%%
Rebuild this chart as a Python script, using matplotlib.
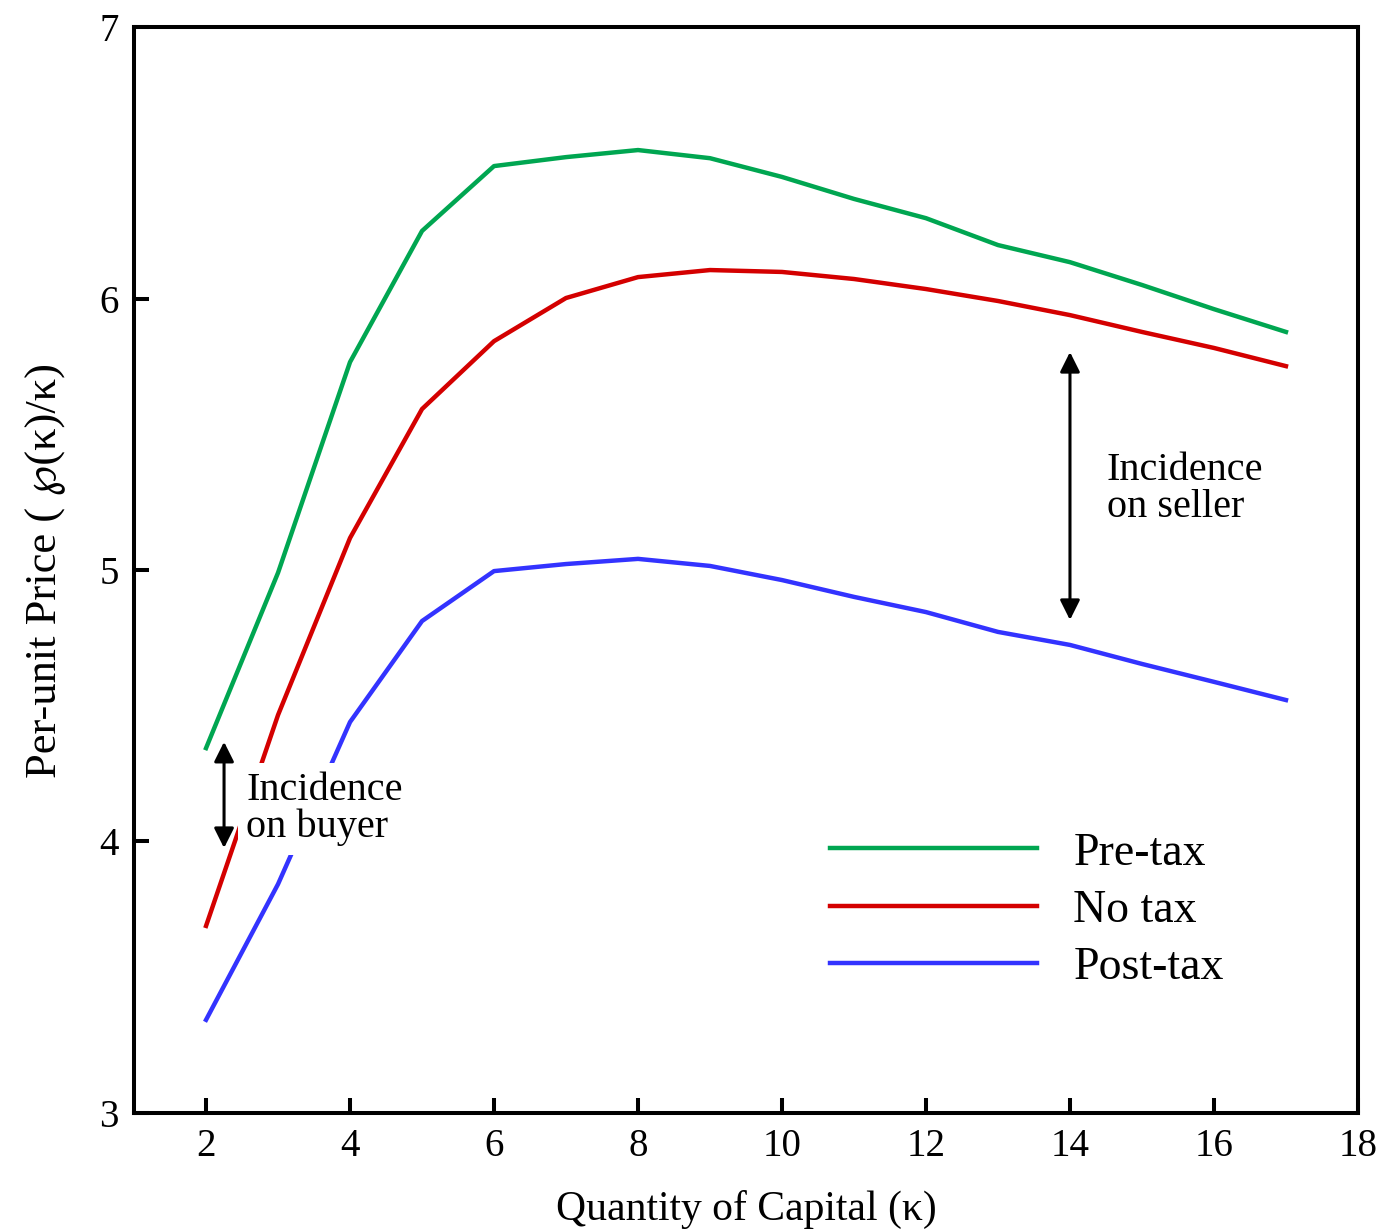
import matplotlib
matplotlib.use("Agg")
import matplotlib.pyplot as plt

plt.rcParams['font.family'] = ['Liberation Serif', 'DejaVu Serif', 'DejaVu Sans']

# data
capital = [2, 3, 4, 5, 6, 7, 8, 9, 10, 11, 12, 13, 14, 15, 16, 17]
pre_tax = [4.344, 4.99, 5.766, 6.249, 6.488, 6.521, 6.547, 6.517, 6.448, 6.367,
           6.296, 6.197, 6.134, 6.05, 5.961, 5.877]
no_tax = [3.689, 4.466, 5.118, 5.593, 5.843, 6.002, 6.079, 6.105, 6.098, 6.072,
          6.035, 5.991, 5.939, 5.877, 5.818, 5.751]
post_tax = [3.343, 3.843, 4.44, 4.812, 4.996, 5.022, 5.041, 5.015, 4.963, 4.901,
            4.845, 4.772, 4.724, 4.654, 4.588, 4.521]
labels = ["Pre-tax", "No tax", "Post-tax"]
colors = ["#00a651", "#d40000", "#3333ff"]

fig = plt.figure(figsize=(13.82, 12.31), dpi=100)
ax = fig.add_axes([0.097, 0.0959, 0.8856, 0.8821])

for ys, lab, col in zip([pre_tax, no_tax, post_tax], labels, colors):
    ax.plot(capital, ys, color=col, lw=3.2, label=lab, zorder=2)

ax.set_xlim(1, 18)
ax.set_ylim(3, 7)
ax.set_xticks([2, 4, 6, 8, 10, 12, 14, 16, 18])
ax.set_yticks([3, 4, 5, 6, 7])

for s in ax.spines.values():
    s.set_linewidth(2.9)
ax.tick_params(direction='in', length=11, width=2.9, labelsize=28)
ax.tick_params(axis='y', pad=11)
ax.tick_params(axis='x', pad=11)

ax.set_xlabel("Quantity of Capital (κ)", fontsize=30, labelpad=18)
ax.set_ylabel("Per-unit Price ( ℘(κ)/κ)", fontsize=32, labelpad=24)

# incidence arrows
ax.annotate("", xy=(14.0, 4.816), xytext=(14.0, 5.803),
            arrowprops=dict(arrowstyle='<|-|>', color='black', lw=2.2,
                            mutation_scale=30, shrinkA=0, shrinkB=0))
ax.text(14.51, 5.30, "Incidence\non seller", fontsize=29, va='center', ha='left',
        linespacing=1.0)

ax.annotate("", xy=(2.25, 3.976), xytext=(2.25, 4.367),
            arrowprops=dict(arrowstyle='<|-|>', color='black', lw=2.2,
                            mutation_scale=30, shrinkA=0, shrinkB=0), zorder=4)
ax.text(2.556, 4.12, "Incidence\non buyer", fontsize=29, va='center', ha='left',
        linespacing=1.0, zorder=3,
        bbox=dict(facecolor='white', edgecolor='none', pad=6))

ax.legend(loc='center left', bbox_to_anchor=(0.569, 0.1865), frameon=False,
          fontsize=33, handlelength=4.5, handletextpad=0.8, labelspacing=0.32,
          borderpad=0, borderaxespad=0)

fig.savefig("out.png", dpi=100)
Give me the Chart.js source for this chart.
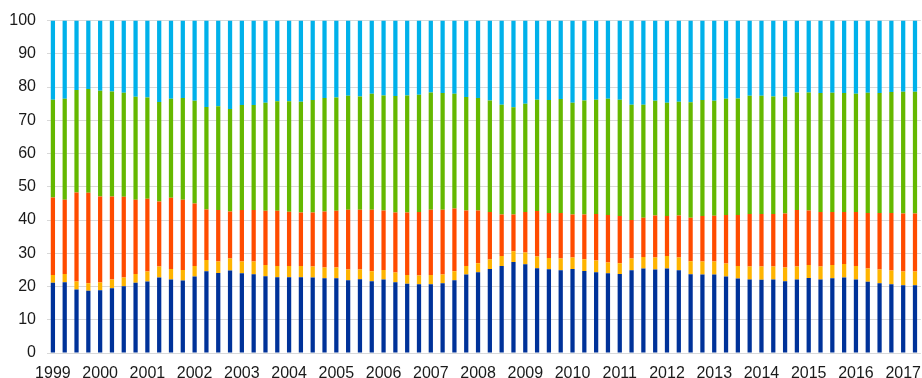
<!DOCTYPE html>
<html>
<head>
<meta charset="utf-8">
<script src="https://cdn.jsdelivr.net/npm/chart.js@4/dist/chart.umd.min.js"></script>
<style>
  html, body { margin: 0; padding: 0; background: #fff; overflow: hidden; }
  #wrap { width: 926px; height: 378px; position: relative; }
</style>
</head>
<body>
<div id="wrap"><canvas id="myChart"></canvas></div>
<script>
// quarterly data, 1999 Q1 - 2017 Q2, shares in percent
const years = ["1999", "2000", "2001", "2002", "2003", "2004", "2005", "2006", "2007",
    "2008", "2009", "2010", "2011", "2012", "2013", "2014", "2015", "2016", "2017"];
const quarters = ["Q1", "Q2", "Q3", "Q4"];
const yTicks = [0, 10, 20, 30, 40, 50, 60, 70, 80, 90, 100];

const darkBlue = [21.1, 21.3, 19.1, 18.7, 18.9, 19.5, 20.1, 21.1, 21.5, 22.7, 22.1, 21.8,
    23.0, 24.6, 24.1, 24.8, 24.0, 23.7, 23.1, 22.8, 22.8, 22.8, 22.7, 22.5,
    22.5, 21.9, 22.2, 21.6, 22.1, 21.3, 20.8, 20.7, 20.7, 21.0, 21.9, 23.6,
    24.3, 25.3, 26.2, 27.4, 26.7, 25.5, 25.2, 24.9, 25.3, 24.7, 24.3, 24.0,
    23.8, 24.9, 25.4, 25.1, 25.4, 24.9, 23.7, 23.6, 23.6, 23.0, 22.4, 22.1,
    22.0, 22.1, 21.6, 22.1, 22.6, 22.1, 22.5, 22.7, 22.1, 21.4, 21.0, 20.7,
    20.4, 20.4];
const yellow = [2.4, 2.5, 2.4, 2.3, 2.3, 2.6, 2.6, 2.7, 3.0, 3.3, 3.2, 3.2,
    3.2, 3.4, 3.4, 3.6, 3.5, 3.8, 3.4, 3.4, 3.4, 3.4, 3.3, 3.2,
    3.2, 3.2, 2.9, 3.0, 2.9, 2.9, 2.7, 2.6, 2.8, 2.6, 2.7, 2.6,
    2.7, 2.8, 3.0, 3.2, 3.5, 3.5, 3.4, 3.5, 3.4, 3.5, 3.5, 3.2,
    3.2, 3.5, 3.5, 3.6, 3.8, 3.8, 3.9, 3.9, 3.9, 3.9, 3.8, 3.9,
    4.0, 3.9, 4.1, 3.9, 3.9, 3.9, 4.0, 4.1, 4.1, 4.0, 4.1, 4.1,
    4.1, 4.1];
const orange = [23.3, 22.3, 26.8, 27.2, 25.9, 25.0, 24.3, 22.3, 21.9, 19.6, 21.4, 21.1,
    18.8, 15.2, 15.5, 14.2, 15.5, 15.5, 16.3, 16.6, 16.3, 16.1, 16.3, 16.9,
    17.1, 18.0, 18.0, 18.5, 17.9, 18.1, 18.8, 19.1, 19.6, 19.5, 18.9, 16.7,
    15.9, 14.3, 12.5, 11.1, 12.2, 13.7, 13.5, 13.7, 13.0, 13.5, 14.0, 14.3,
    14.2, 11.6, 11.8, 12.7, 12.0, 12.7, 13.1, 13.7, 13.8, 14.6, 15.3, 15.8,
    15.8, 15.8, 16.3, 17.0, 16.4, 16.4, 15.9, 15.6, 16.2, 16.7, 17.0, 17.3,
    17.5, 17.5];
const green = [29.4, 30.4, 30.8, 31.2, 31.8, 31.6, 31.3, 31.0, 30.5, 29.9, 29.8, 30.6,
    30.9, 30.8, 31.2, 30.8, 31.6, 31.6, 32.5, 32.9, 33.2, 33.3, 33.8, 34.1,
    34.1, 34.3, 34.1, 34.9, 34.6, 35.0, 35.2, 35.3, 35.3, 35.1, 34.5, 34.1,
    33.8, 33.6, 33.0, 32.2, 32.6, 33.5, 34.0, 34.3, 33.6, 34.3, 34.4, 35.0,
    35.0, 34.7, 34.0, 34.5, 34.1, 34.2, 34.7, 34.9, 34.6, 35.0, 35.1, 35.6,
    35.6, 35.4, 35.1, 35.4, 35.5, 35.8, 35.9, 35.8, 35.6, 36.2, 36.1, 36.4,
    36.6, 36.6];
const lightBlue = [23.8, 23.5, 20.9, 20.6, 21.1, 21.3, 21.7, 22.9, 23.1, 24.5, 23.5, 23.3,
    24.1, 26.0, 25.8, 26.6, 25.4, 25.4, 24.7, 24.3, 24.3, 24.4, 23.9, 23.3,
    23.1, 22.6, 22.8, 22.0, 22.5, 22.7, 22.5, 22.3, 21.6, 21.8, 22.0, 23.0,
    23.3, 24.0, 25.3, 26.1, 25.0, 23.8, 23.9, 23.6, 24.7, 24.0, 23.8, 23.5,
    23.8, 25.3, 25.3, 24.1, 24.7, 24.4, 24.6, 23.9, 24.1, 23.5, 23.4, 22.6,
    22.6, 22.8, 22.9, 21.6, 21.6, 21.8, 21.7, 21.8, 22.0, 21.7, 21.8, 21.5,
    21.4, 21.4];

// category per quarter, only Q1 gets a year label
const categories = [];
years.forEach(y => quarters.forEach(q => categories.push(y + " " + q)));
categories.length = darkBlue.length;

const ctx = document.getElementById("myChart").getContext("2d");
Chart.defaults.font.family = "'Liberation Sans', Arial, sans-serif";
Chart.defaults.color = "#1a1a1a";

function ds(data, color) {
    return {
        data: data,
        backgroundColor: color,
        borderWidth: 0,
        barPercentage: 0.36,
        categoryPercentage: 1.0
    };
}

const chart = new Chart(ctx, {
    type: "bar",
    data: {
        labels: categories,
        datasets: [
            ds(darkBlue, "#003299"),
            ds(yellow, "#ffb400"),
            ds(orange, "#ff4b00"),
            ds(green, "#65b800"),
            ds(lightBlue, "#00b1ea")
        ]
    },
    options: {
        responsive: true,
        maintainAspectRatio: false,
        animation: false,
        layout: { padding: { top: 19, right: 1, left: 0, bottom: 0 } },
        plugins: {
            legend: { display: false },
            tooltip: { enabled: false }
        },
        scales: {
            x: {
                stacked: true,
                offset: true,
                grid: { display: false, drawTicks: false },
                border: { display: false },
                ticks: {
                    autoSkip: false,
                    maxRotation: 0,
                    padding: 11,
                    font: { size: 16 },
                    callback: function(val, i) {
                        const c = categories[i];
                        return c.endsWith("Q1") ? c.slice(0, 4) : "";
                    }
                },
                afterFit: scale => { scale.height = 25; }
            },
            y: {
                stacked: true,
                min: 0,
                max: 100,
                afterBuildTicks: scale => {
                    scale.ticks = yTicks.map(v => ({ value: v }));
                },
                grid: { color: "#d9d9d9", lineWidth: 1, drawTicks: false },
                border: { display: false },
                ticks: { padding: 11, font: { size: 16 } },
                afterFit: scale => { scale.width = 47; }
            }
        }
    }
});
</script>
</body>
</html>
%%
§ **What the task requires**
All lines from the start of the entries through the one with "plt.rcParams['font.family'] = ['Liberation" are to be output exactly; omit the pictures.

§ **Output below**
Rebuild this chart as a Python script, using matplotlib.
import matplotlib
matplotlib.use("Agg")
import matplotlib.pyplot as plt

plt.rcParams['font.family'] = ['Liberation Serif', 'DejaVu Serif', 'DejaVu Sans']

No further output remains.